▶ _Extracted material_

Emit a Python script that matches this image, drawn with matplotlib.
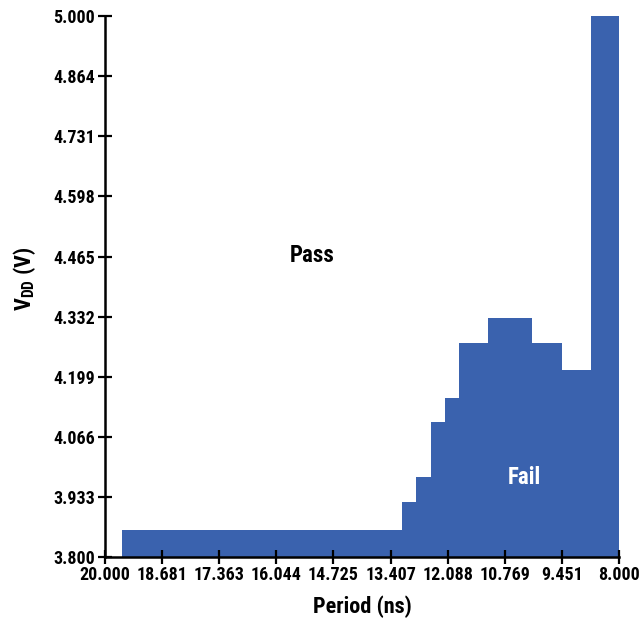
import numpy as np
import matplotlib
matplotlib.use("Agg")
import matplotlib.pyplot as plt

# condensed bold font, falls back to DejaVu
plt.rcParams['font.family'] = ['Roboto Condensed', 'DejaVu Sans']
plt.rcParams['font.weight'] = 'bold'
plt.rcParams['mathtext.fontset'] = 'custom'
plt.rcParams['mathtext.rm'] = 'Roboto Condensed:bold'
plt.rcParams['mathtext.bf'] = 'Roboto Condensed:bold'

# fail region boundary: period edges (ns) and VDD level (V) of each step
period_edges = [8.0, 8.66, 9.34, 10.03, 11.05, 11.73, 12.06, 12.40, 12.74, 13.07, 19.61]
fail_vdd = [5.0, 4.216, 4.276, 4.331, 4.276, 4.153, 4.099, 3.977, 3.922, 3.861]

x_tick_labels = ['20.000', '18.681', '17.363', '16.044', '14.725',
                 '13.407', '12.088', '10.769', '9.451', '8.000']
y_tick_labels = ['3.800', '3.933', '4.066', '4.199', '4.332',
                 '4.465', '4.598', '4.731', '4.864', '5.000']

vmin, vmax = 3.8, 5.0
pmax, pmin = 20.0, 8.0

fig = plt.figure(figsize=(6.42, 6.24), dpi=100)
ax = fig.add_axes([105/642, 1 - 557.3/624, 514/642, 541.3/624])

ax.stairs(fail_vdd, period_edges, baseline=vmin, fill=True, color='#3a62ae')

ax.set_xlim(pmax, pmin)
ax.set_ylim(vmin, vmax)

ax.set_xticks(np.linspace(pmax, pmin, len(x_tick_labels)))
ax.set_xticklabels(x_tick_labels)
ax.set_yticks(np.linspace(vmin, vmax, len(y_tick_labels)))
ax.set_yticklabels(y_tick_labels)

for side in ['top', 'right']:
    ax.spines[side].set_visible(False)
for side in ['left', 'bottom']:
    ax.spines[side].set_linewidth(1.8)
ax.tick_params(direction='inout', length=10.5, width=1.6, labelsize=13, pad=1)
ax.tick_params(axis='y', pad=2)

ax.text(15.16, 4.47, 'Pass', ha='center', va='center', fontsize=16.5, fontweight='bold')
ax.text(10.2, 3.978, 'Fail', ha='center', va='center', fontsize=16.5, fontweight='bold',
        color='white')

ax.set_xlabel('Period (ns)', fontsize=16, fontweight='bold', labelpad=8)
ax.set_ylabel(r'V$_{\mathbf{DD}}$ (V)', fontsize=16, fontweight='bold', va='center')
ax.yaxis.set_label_coords(-0.157, 0.515)

fig.savefig('out.png', dpi=100)
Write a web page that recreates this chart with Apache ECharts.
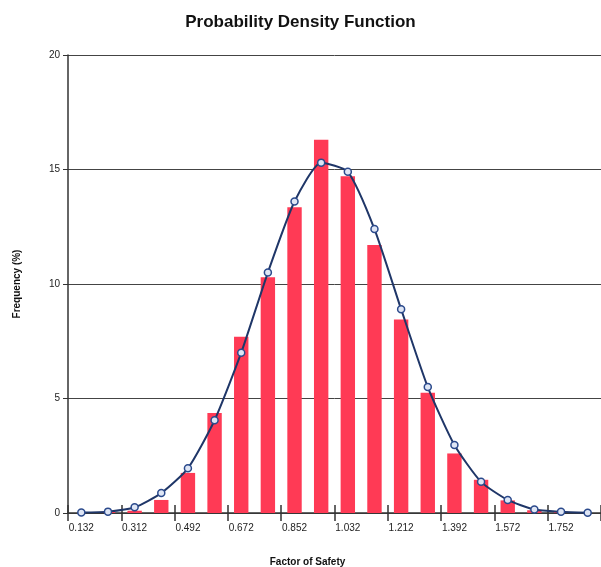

▶ _Exercise aim_
Set the data above down again exactly as given, with no pictures.

▶ _Task solution_
Emit a Python script that matches this image, drawn with matplotlib.
import numpy as np
import matplotlib
matplotlib.use("Agg")
import matplotlib.pyplot as plt

# condensed bold font, falls back to DejaVu
plt.rcParams['font.family'] = ['Roboto Condensed', 'DejaVu Sans']
plt.rcParams['font.weight'] = 'bold'
plt.rcParams['mathtext.fontset'] = 'custom'
plt.rcParams['mathtext.rm'] = 'Roboto Condensed:bold'
plt.rcParams['mathtext.bf'] = 'Roboto Condensed:bold'

# fail region boundary: period edges (ns) and VDD level (V) of each step
period_edges = [8.0, 8.66, 9.34, 10.03, 11.05, 11.73, 12.06, 12.40, 12.74, 13.07, 19.61]
fail_vdd = [5.0, 4.216, 4.276, 4.331, 4.276, 4.153, 4.099, 3.977, 3.922, 3.861]

x_tick_labels = ['20.000', '18.681', '17.363', '16.044', '14.725',
                 '13.407', '12.088', '10.769', '9.451', '8.000']
y_tick_labels = ['3.800', '3.933', '4.066', '4.199', '4.332',
                 '4.465', '4.598', '4.731', '4.864', '5.000']

vmin, vmax = 3.8, 5.0
pmax, pmin = 20.0, 8.0

fig = plt.figure(figsize=(6.42, 6.24), dpi=100)
ax = fig.add_axes([105/642, 1 - 557.3/624, 514/642, 541.3/624])

ax.stairs(fail_vdd, period_edges, baseline=vmin, fill=True, color='#3a62ae')

ax.set_xlim(pmax, pmin)
ax.set_ylim(vmin, vmax)

ax.set_xticks(np.linspace(pmax, pmin, len(x_tick_labels)))
ax.set_xticklabels(x_tick_labels)
ax.set_yticks(np.linspace(vmin, vmax, len(y_tick_labels)))
ax.set_yticklabels(y_tick_labels)

for side in ['top', 'right']:
    ax.spines[side].set_visible(False)
for side in ['left', 'bottom']:
    ax.spines[side].set_linewidth(1.8)
ax.tick_params(direction='inout', length=10.5, width=1.6, labelsize=13, pad=1)
ax.tick_params(axis='y', pad=2)

ax.text(15.16, 4.47, 'Pass', ha='center', va='center', fontsize=16.5, fontweight='bold')
ax.text(10.2, 3.978, 'Fail', ha='center', va='center', fontsize=16.5, fontweight='bold',
        color='white')

ax.set_xlabel('Period (ns)', fontsize=16, fontweight='bold', labelpad=8)
ax.set_ylabel(r'V$_{\mathbf{DD}}$ (V)', fontsize=16, fontweight='bold', va='center')
ax.yaxis.set_label_coords(-0.157, 0.515)

fig.savefig('out.png', dpi=100)
Write a web page that recreates this chart with Apache ECharts.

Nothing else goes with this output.